How do I choose the right paid advertising platform for my technology product?
Choosing the right platform depends heavily on your target audience and product. For B2B technology, LinkedIn Ads and Google Search Ads are often excellent choices, as professionals are actively seeking solutions or engaging with industry content. For B2C technology, Meta Ads (Facebook/Instagram) and TikTok Ads can be powerful for brand awareness and direct-to-consumer sales, while Google Shopping Ads are crucial for e-commerce. Consider where your ideal customer spends their time online and what their intent is when they are there.
What are “negative keywords” and why are they important in paid search?
Negative keywords are terms you add to your paid search campaigns to prevent your ads from showing for irrelevant searches. For instance, if you sell “enterprise cybersecurity software,” you’d want to add negative keywords like “free,” “jobs,” “personal,” or “open source” to avoid wasting ad spend on users looking for non-commercial or consumer-grade solutions. They are critical for improving ad relevance, click-through rates, and ultimately, campaign efficiency.
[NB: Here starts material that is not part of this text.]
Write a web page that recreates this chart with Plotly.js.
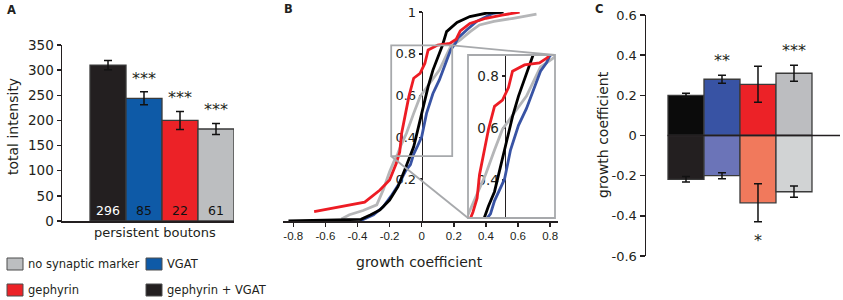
<!DOCTYPE html>
<html>
<head>
<meta charset="utf-8">
<script src="https://cdn.plot.ly/plotly-3.0.1.min.js"></script>
<style>
  html, body { margin: 0; padding: 0; background: #fff; }
  #fig { width: 843px; height: 300px; }
</style>
</head>
<body>
<div id="fig"></div>
<script>
// Three-panel figure: A intensity bars, B cumulative growth curves (+ zoom inset), C growth bars.

// ---- data ----
const GROUPS = ["gephyrin + VGAT", "VGAT", "gephyrin", "no synaptic marker"];

// Panel A
const INTENSITY      = [310, 244, 200, 183];
const INTENSITY_ERR  = [9, 13, 18, 11];
const BOUTON_COUNTS  = ["296", "85", "22", "61"];
const INTENSITY_SIG  = ["", "***", "***", "***"];

// Panel B: cumulative fraction vs growth coefficient
const GRAY_X  = [-0.50, -0.45, -0.365, -0.28, -0.24, -0.20, -0.17, -0.15, -0.13, -0.095, -0.05, -0.01, 0.05, 0.11, 0.15, 0.18, 0.24, 0.30, 0.36, 0.45, 0.57, 0.715];
const GRAY_Y  = [0.01, 0.03, 0.05, 0.077, 0.148, 0.236, 0.29, 0.32, 0.36, 0.42, 0.515, 0.595, 0.659, 0.722, 0.786, 0.834, 0.866, 0.905, 0.938, 0.955, 0.97, 0.99];
const BLUE_X  = [-0.385, -0.30, -0.24, -0.19, -0.14, -0.10, -0.07, -0.05, -0.025, 0.0, 0.03, 0.07, 0.11, 0.15, 0.18, 0.21, 0.225, 0.28, 0.34, 0.445, 0.50];
const BLUE_Y  = [0.0, 0.03, 0.068, 0.12, 0.18, 0.24, 0.27, 0.32, 0.36, 0.403, 0.515, 0.61, 0.675, 0.755, 0.818, 0.85, 0.875, 0.914, 0.954, 0.994, 1.0];
const BLACK_X = [-0.83, -0.378, -0.32, -0.26, -0.20, -0.148, -0.106, -0.08, -0.05, -0.02, 0.01, 0.04, 0.07, 0.10, 0.13, 0.155, 0.22, 0.30, 0.405, 0.51];
const BLACK_Y = [0.0, 0.008, 0.029, 0.053, 0.10, 0.164, 0.244, 0.30, 0.355, 0.45, 0.547, 0.643, 0.722, 0.786, 0.842, 0.906, 0.95, 0.978, 0.995, 1.0];
const RED_X   = [-0.67, -0.355, -0.26, -0.20, -0.158, -0.137, -0.125, -0.10, -0.08, -0.05, -0.01, 0.02, 0.04, 0.10, 0.175, 0.215, 0.24, 0.30, 0.40, 0.50, 0.61];
const RED_Y   = [0.045, 0.09, 0.148, 0.196, 0.276, 0.33, 0.42, 0.515, 0.595, 0.683, 0.707, 0.755, 0.818, 0.842, 0.85, 0.87, 0.91, 0.945, 0.97, 0.985, 1.0];
const B_TICKS = [-0.8, -0.6, -0.4, -0.2, 0, 0.2, 0.4, 0.6, 0.8];
const B_TICK_TEXT = ["-0.8", "-0.6", "-0.4", "-0.2", "0", "0.2", "0.4", "0.6", "0.8"];
const B_YTICKS = [0.2, 0.4, 0.6, 0.8, 1];
const B_YTICK_TEXT = ["0.2", "0.4", "0.6", "0.8", "1"];
const INSET_YTICKS = [0.4, 0.6, 0.8];
const ZOOM_X = [-0.19, 0.19];
const ZOOM_Y = [0.31, 0.84];

// Panel C
const GROWTH_POS      = [0.20, 0.28, 0.255, 0.31];
const GROWTH_POS_ERR  = [0.01, 0.02, 0.09, 0.04];
const GROWTH_NEG      = [-0.218, -0.20, -0.335, -0.28];
const GROWTH_NEG_ERR  = [0.014, 0.015, 0.095, 0.028];
const GROWTH_POS_SIG  = ["", "**", "", "***"];
const GROWTH_NEG_SIG  = ["", "", "*", ""];
const C_TICKS = [-0.6, -0.4, -0.2, 0, 0.2, 0.4, 0.6];
const C_TICK_TEXT = ["-0.6", "-0.4", "-0.2", "0", "0.2", "0.4", "0.6"];

const LEGEND_LABELS = ["no synaptic marker", "VGAT", "gephyrin", "gephyrin + VGAT"];

// ---- styling ----
const COL = {
  black: "#231f20", blue: "#0e5aa7", red: "#ec2227", gray: "#bcbec0",
  posBar: ["#0b0b0b", "#3853a4", "#ec2227", "#bcbdc0"],
  negBar: ["#231f20", "#6b74b8", "#f1795c", "#d1d3d4"],
  curveGray: "#b5b6b8", curveBlue: "#3853a4", curveBlack: "#000000", curveRed: "#ed1c24",
  zoom: "#a7a9ac", ink: "#231f20",
};
const BAR_COLORS = [COL.black, COL.blue, COL.red, COL.gray];
const LEGEND_COLORS = [COL.gray, COL.blue, COL.red, COL.black];
const WIDE = "DejaVu Sans, sans-serif";
const NARROW = "Liberation Sans, Arial, sans-serif";

const W = 843, H = 300;
const px = (x) => x / W;
const py = (y) => 1 - y / H;

const A_X_DOM = [px(62), px(234)],  A_Y_DOM = [py(221), py(45)];
const B_X_DOM = [px(283), px(558)], B_Y_DOM = [py(221), py(12)];
const I_X_DOM = [px(468), px(555)], I_Y_DOM = [py(218), py(55)];
const C_X_DOM = [px(646), px(840)], C_Y_DOM = [py(256), py(15)];

const A_X_RANGE = [-1.278, 3.5],   A_Y_RANGE = [0, 350];
const B_X_RANGE = [-0.864, 0.849], B_Y_RANGE = [0, 1];
const I_X_RANGE = [-0.1825, 0.2525], I_Y_RANGE = [0.254, 0.88];
const C_X_RANGE = [-1.111, 4.278], C_Y_RANGE = [-0.6, 0.6];

// data value -> paper fraction for a given axis
const toPaper = (v, range, dom) => dom[0] + (v - range[0]) / (range[1] - range[0]) * (dom[1] - dom[0]);

// ---- traces ----
const errStyle = { type: "data", color: "#111", thickness: 1.5, width: 4 };
const barLine = { color: "#3a3a3a", width: 1.3 };

const traces = [
  { x: GROUPS, y: INTENSITY, type: "bar", xaxis: "x", yaxis: "y",
    marker: { color: BAR_COLORS, line: barLine },
    error_y: { ...errStyle, array: INTENSITY_ERR },
    text: BOUTON_COUNTS, textposition: "inside", insidetextanchor: "start",
    textangle: 0, textfont: { family: WIDE, size: 12.5, color: ["#ffffff", "#111", "#111", "#111"] },
    hoverinfo: "skip" },
];

const curves = [
  [GRAY_X, GRAY_Y, COL.curveGray],
  [BLUE_X, BLUE_Y, COL.curveBlue],
  [BLACK_X, BLACK_Y, COL.curveBlack],
  [RED_X, RED_Y, COL.curveRed],
];
for (const [xs, ys, c] of curves) {
  traces.push({ x: xs, y: ys, type: "scatter", mode: "lines", xaxis: "x2", yaxis: "y2",
    line: { color: c, width: 2.8 }, hoverinfo: "skip" });
}
for (const [xs, ys, c] of curves) {
  traces.push({ x: xs, y: ys, type: "scatter", mode: "lines", xaxis: "x3", yaxis: "y3",
    line: { color: c, width: 2.8 }, hoverinfo: "skip" });
}

traces.push(
  { x: GROUPS, y: GROWTH_POS, type: "bar", xaxis: "x4", yaxis: "y4",
    marker: { color: COL.posBar, line: barLine },
    error_y: { ...errStyle, array: GROWTH_POS_ERR }, hoverinfo: "skip" },
  { x: GROUPS, y: GROWTH_NEG, type: "bar", xaxis: "x4", yaxis: "y4",
    marker: { color: COL.negBar, line: barLine },
    error_y: { ...errStyle, array: GROWTH_NEG_ERR }, hoverinfo: "skip" },
);

// ---- annotations ----
const ann = [];
const label = (text, x, y, size, extra) => ann.push({ text, x, y, xref: "paper", yref: "paper",
  xanchor: "center", yanchor: "middle", showarrow: false,
  font: { family: WIDE, size, color: COL.ink }, ...extra });

label("<b>A</b>", px(11), py(10), 11.5);
label("<b>B</b>", px(288), py(9), 11.5);
label("<b>C</b>", px(599), py(9), 11.5);

label("total intensity", px(13), py(127), 14, { textangle: -90 });
label("persistent boutons", px(155), py(233), 13);
label("growth coefficient", px(419), py(262), 14);
label("growth coefficient", px(603), py(135), 14, { textangle: -90 });

const sigFont = { family: WIDE, size: 16, color: COL.ink };
INTENSITY_SIG.forEach((s, i) => {
  if (!s) return;
  ann.push({ text: s, x: GROUPS[i], y: INTENSITY[i] + INTENSITY_ERR[i], xref: "x", yref: "y",
    showarrow: false, yanchor: "bottom", yshift: 2, font: sigFont });
});
GROWTH_POS_SIG.forEach((s, i) => {
  if (!s) return;
  ann.push({ text: s, x: GROUPS[i], y: GROWTH_POS[i] + GROWTH_POS_ERR[i], xref: "x4", yref: "y4",
    showarrow: false, yanchor: "bottom", yshift: 3, font: sigFont });
});
GROWTH_NEG_SIG.forEach((s, i) => {
  if (!s) return;
  ann.push({ text: s, x: GROUPS[i], y: GROWTH_NEG[i] - GROWTH_NEG_ERR[i], xref: "x4", yref: "y4",
    showarrow: false, yanchor: "top", yshift: -7, font: sigFont });
});

// legend (2 x 2 grid below panel A)
const shapes = [];
const LEG_COLS = [7, 146], LEG_ROWS = [258, 284];
LEGEND_LABELS.forEach((t, i) => {
  const x0 = LEG_COLS[i % 2], y0 = LEG_ROWS[Math.floor(i / 2)];
  shapes.push({ type: "rect", xref: "paper", yref: "paper",
    x0: px(x0), x1: px(x0 + 16), y0: py(y0), y1: py(y0 + 12),
    fillcolor: LEGEND_COLORS[i], line: { color: "#4d4d4d", width: 1 } });
  label(t, px(x0 + 19), py(y0 + 6), 11.5, { xanchor: "left" });
});

// zoom box, inset frame and connectors
shapes.push(
  { type: "rect", xref: "x2", yref: "y2", x0: ZOOM_X[0], x1: ZOOM_X[1], y0: ZOOM_Y[0], y1: ZOOM_Y[1],
    line: { color: COL.zoom, width: 1.8 } },
  { type: "rect", xref: "x3 domain", yref: "y3 domain", x0: 0, x1: 1, y0: 0, y1: 1,
    line: { color: COL.zoom, width: 1.8 } },
  { type: "line", xref: "paper", yref: "paper",
    x0: toPaper(ZOOM_X[1], B_X_RANGE, B_X_DOM), y0: toPaper(ZOOM_Y[1], B_Y_RANGE, B_Y_DOM),
    x1: I_X_DOM[1], y1: I_Y_DOM[1], line: { color: COL.zoom, width: 1.8 } },
  { type: "line", xref: "paper", yref: "paper",
    x0: toPaper(ZOOM_X[0], B_X_RANGE, B_X_DOM), y0: toPaper(ZOOM_Y[0], B_Y_RANGE, B_Y_DOM),
    x1: I_X_DOM[0], y1: I_Y_DOM[0], line: { color: COL.zoom, width: 1.8 } },
  // panel C baseline
  { type: "line", xref: "x4", yref: "y4", x0: -0.5, x1: C_X_RANGE[1], y0: 0, y1: 0,
    line: { color: COL.ink, width: 1.5 } },
);

// ---- layout ----
const axLine = { showline: true, linecolor: COL.ink, linewidth: 1.5, showgrid: false, zeroline: false,
  ticks: "outside", tickcolor: COL.ink, tickwidth: 1.5 };
const tickWide = (size) => ({ tickfont: { family: WIDE, size, color: COL.ink } });

const layout = {
  width: W, height: H,
  margin: { l: 0, r: 0, t: 0, b: 0 },
  paper_bgcolor: "#fff", plot_bgcolor: "rgba(0,0,0,0)",
  font: { family: WIDE, color: COL.ink, size: 13 },
  showlegend: false,
  barmode: "overlay", bargap: 0,

  xaxis:  { ...axLine, domain: A_X_DOM, range: A_X_RANGE, anchor: "y", ticks: "", showticklabels: false },
  yaxis:  { ...axLine, ...tickWide(13.5), domain: A_Y_DOM, range: A_Y_RANGE, anchor: "x", dtick: 50, ticklen: 4 },

  xaxis2: { ...axLine, domain: B_X_DOM, range: B_X_RANGE, anchor: "y2", ticklen: 4,
            tickfont: { family: NARROW, size: 11.5, color: COL.ink },
            tickvals: B_TICKS, ticktext: B_TICK_TEXT },
  yaxis2: { ...axLine, ...tickWide(13), domain: B_Y_DOM, range: B_Y_RANGE, anchor: "free",
            position: toPaper(0, B_X_RANGE, B_X_DOM), ticklen: 3, layer: "below traces",
            tickvals: B_YTICKS, ticktext: B_YTICK_TEXT },

  xaxis3: { domain: I_X_DOM, range: I_X_RANGE, anchor: "y3", visible: false },
  yaxis3: { ...axLine, ...tickWide(13.5), domain: I_Y_DOM, range: I_Y_RANGE, anchor: "free",
            position: toPaper(0, I_X_RANGE, I_X_DOM), ticklen: 3, linewidth: 1.2, layer: "below traces",
            tickvals: INSET_YTICKS, tickformat: ".1f" },

  xaxis4: { domain: C_X_DOM, range: C_X_RANGE, anchor: "y4", visible: false },
  yaxis4: { ...axLine, ...tickWide(13), domain: C_Y_DOM, range: C_Y_RANGE, anchor: "x4", ticklen: 5,
            tickvals: C_TICKS, ticktext: C_TICK_TEXT },

  shapes, annotations: ann,
};

Plotly.newPlot("fig", traces, layout, { displayModeBar: false, staticPlot: true });
</script>
</body>
</html>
How often should I review and optimize my paid ad campaigns?
Campaigns should be reviewed and optimized regularly, with frequency depending on budget and campaign maturity. For high-budget, active campaigns, daily or every-other-day checks for anomalies and performance shifts are advisable. For most campaigns, weekly deep dives into performance metrics, bid adjustments, audience targeting, and creative testing are standard. Monthly, conduct a more strategic review of overall goals and budget allocation across platforms.
What’s the difference between impressions and reach in paid advertising?
Impressions refer to the total number of times your ad was displayed, regardless of whether it was actually seen or clicked. If one person sees your ad five times, that counts as five impressions. Reach, on the other hand, is the total number of unique users who saw your ad at least once. Reach tells you how many different people you’ve exposed to your message, while impressions indicate the total exposure count.